Fast rotation causes heating
An international team led by the Space Research Institute (IWF) of the Austrian Academy of Sciences (OeAW) with participation of the Department of Astrophysics of the University of Vienna was inspired by these examples. "We wanted to investigate if induction heating can play a role on a much bigger scale," explains first author Kristina Kislyakova. "We were particularly interested in planets orbiting stars that have strong magnetic fields." These stars can rotate very rapidly, which causes the magnetic field at the planet's orbit to change rapidly as well. In such cases, induction heating can take place inside the planet.
Impacts on planetary habitability
The team studied low mass stars that exhibit some exotic characteristics in comparison to our Sun. They are much smaller and dimmer. Some of them rotate very fast and possess magnetic fields hundreds of times stronger than the solar one. A good example of such a low-mass star is Trappist-1, which hosts a big family of seven close-in rocky planets, three of which may have liquid water on their surface.
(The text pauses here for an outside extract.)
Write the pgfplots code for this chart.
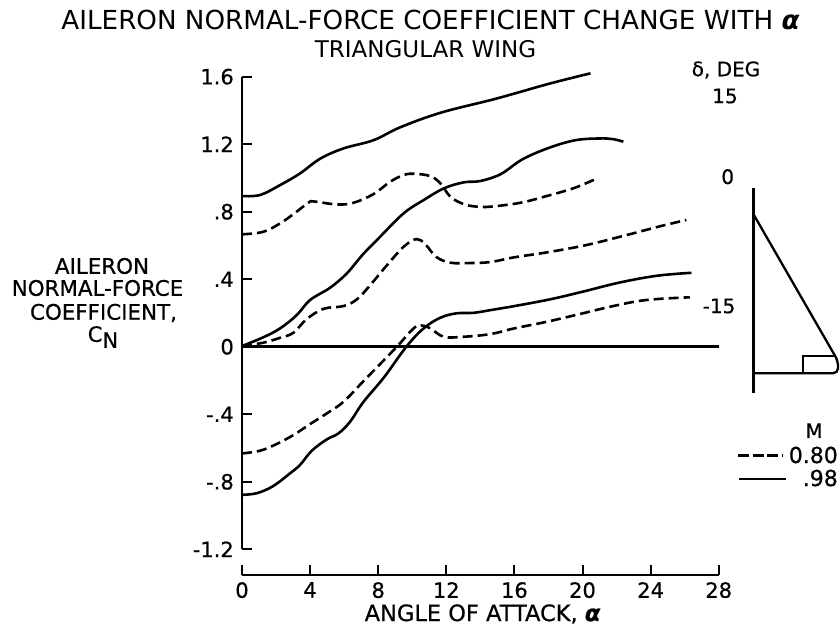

This planetary system is a top candidate for the search of Earth-like planets.
Kislyakova and her team have calculated the energy release inside the Trappist-1 planets due to induction heating. "We have shown that for some of the planets, the heating is strong enough to drive enormous volcanic activity or even lead to the formation of a magma ocean beneath the planetary surface."
As we know from Earth, strong volcanic activity can have a severe influence on a planet's atmosphere. "Therefore, induction heating can strongly influence the habitability of an exoplanet," adds IWF co-author Luca Fossati. This new study shows that this effect has to be taken into account when studying the habitability and evolution of planets orbiting low-mass stars.